For users with common 38 mm outside diameter, 32 mm inside diameter spiral hose, extender and splitter options can also change what adaptor makes sense. A hose splitter may be useful on a bench setup, but every branch adds compromise. You gain flexibility, though sometimes at the cost of maximum airflow. On high-dust tools, that trade-off matters.
Airflow versus convenience
Every extra connection in a dust extraction line introduces some resistance and another possible leak point. That does not mean adaptors are a problem. It means the setup should be as simple as the task allows.
A compact adaptor close to the tool is usually better than stacking several reducers and couplers to make an awkward chain. Stacked fittings can wobble, catch on the workpiece and crack over time. If your setup needs three separate parts to reach the right size, it is often a sign that a better-matched adaptor exists.
Quick-release systems are convenient, especially if you change tools often, but they are only an advantage if the rest of the system matches. A workshop with mixed brands often benefits more from a reliable standard hose size and the correct adaptors at the machine end than from trying to force every tool into one branded ecosystem.
Material and durability
Adaptors tend to be treated as throwaway accessories, but they take a fair bit of abuse. They get dragged by the hose, knocked against benches and stepped on. For a workshop part, material quality matters.

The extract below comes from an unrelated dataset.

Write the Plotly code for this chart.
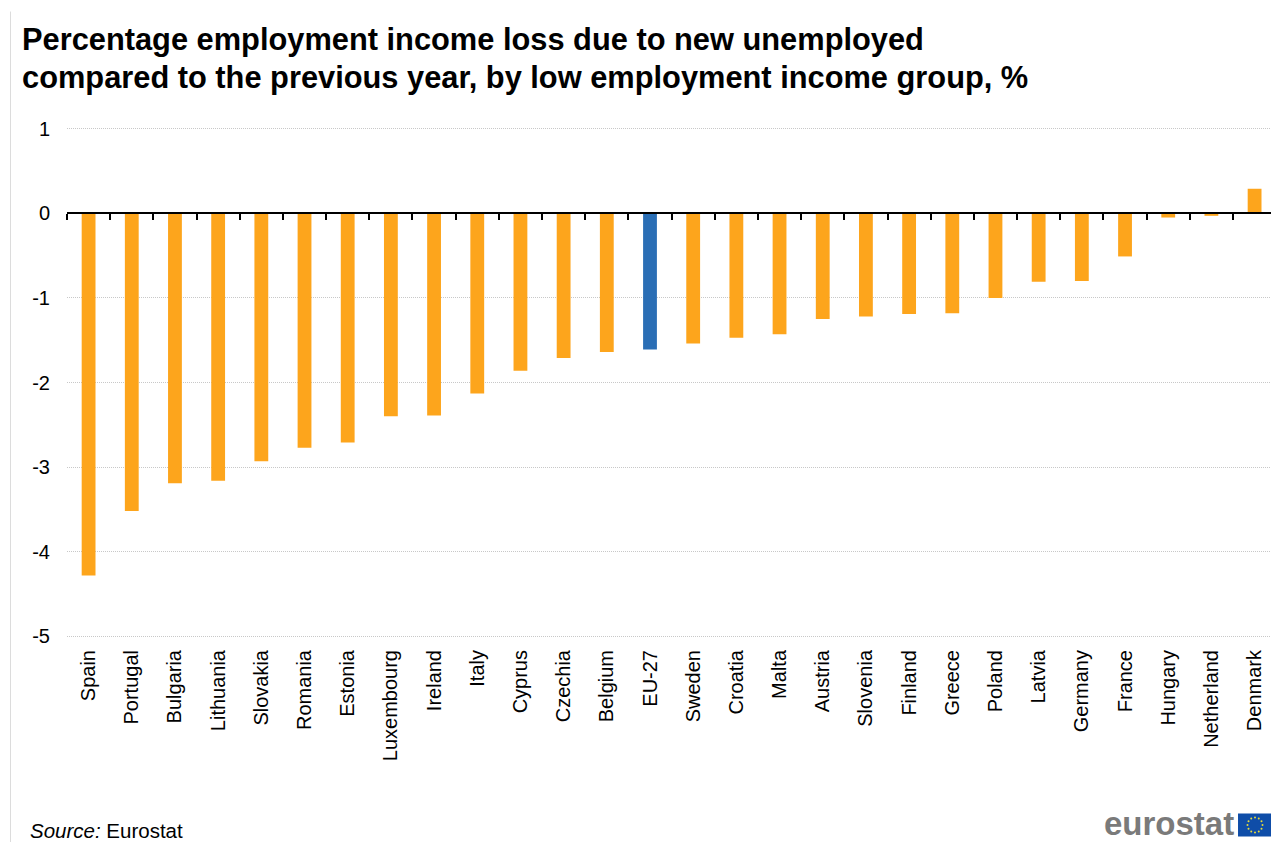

Rigid adaptors hold shape well and can give a more exact fit, which is useful on ports where dimensions are tight. The downside is that very rigid parts are less forgiving if the hose gets yanked sideways. More flexible materials can cope better with movement, but may not grip as positively on every tool.
This is another place where the right answer depends on use. A static bench machine can suit a firmer adaptor. A handheld sander used at awkward angles may benefit from a connection with a bit more give.
When tool-specific compatibility is worth it
Generic stepped adaptors have their place. They are handy for testing, temporary setups and cases where the port dimensions are broad enough to allow trimming. But they are not always the best long-term answer.
On tools used regularly, a tool-specific or system-specific adaptor is usually less frustrating. If your setup already uses fittings compatible with systems such as DeWalt AirLock style connections, staying within that pattern can make hose swaps quicker and more secure. The point is not the badge on the part. It is repeatable fit.
Maker Fixer focuses on exactly this sort of compatibility problem because it is where many extraction setups go wrong. Users do not usually need more vacuum power. They need the hose and tool to connect properly in the first place.
A quick buying check before you order
Before you commit to an adaptor, check the hose end type, the exact port dimensions, whether the adaptor should fit inside or outside, and whether you need a fixed connection or a quick-change setup. If the product dimensions are given, compare them with your own measurements instead of relying on a tool model alone.
Also think about the next machine, not only the one in front of you. If you are building out a workshop, it can be worth choosing a hose standard that gives you more options later. A slightly better-planned extraction setup saves repeated adaptor changes and duplicate purchases.
A vacuum hose adapter for power tools is one of those parts that seems trivial until it is right. Then the hose stays on, the dust goes where it should, and the tool works the way you expected all along. If you are choosing one now, measure first, match the fit properly, and buy for the way you actually use the workshop.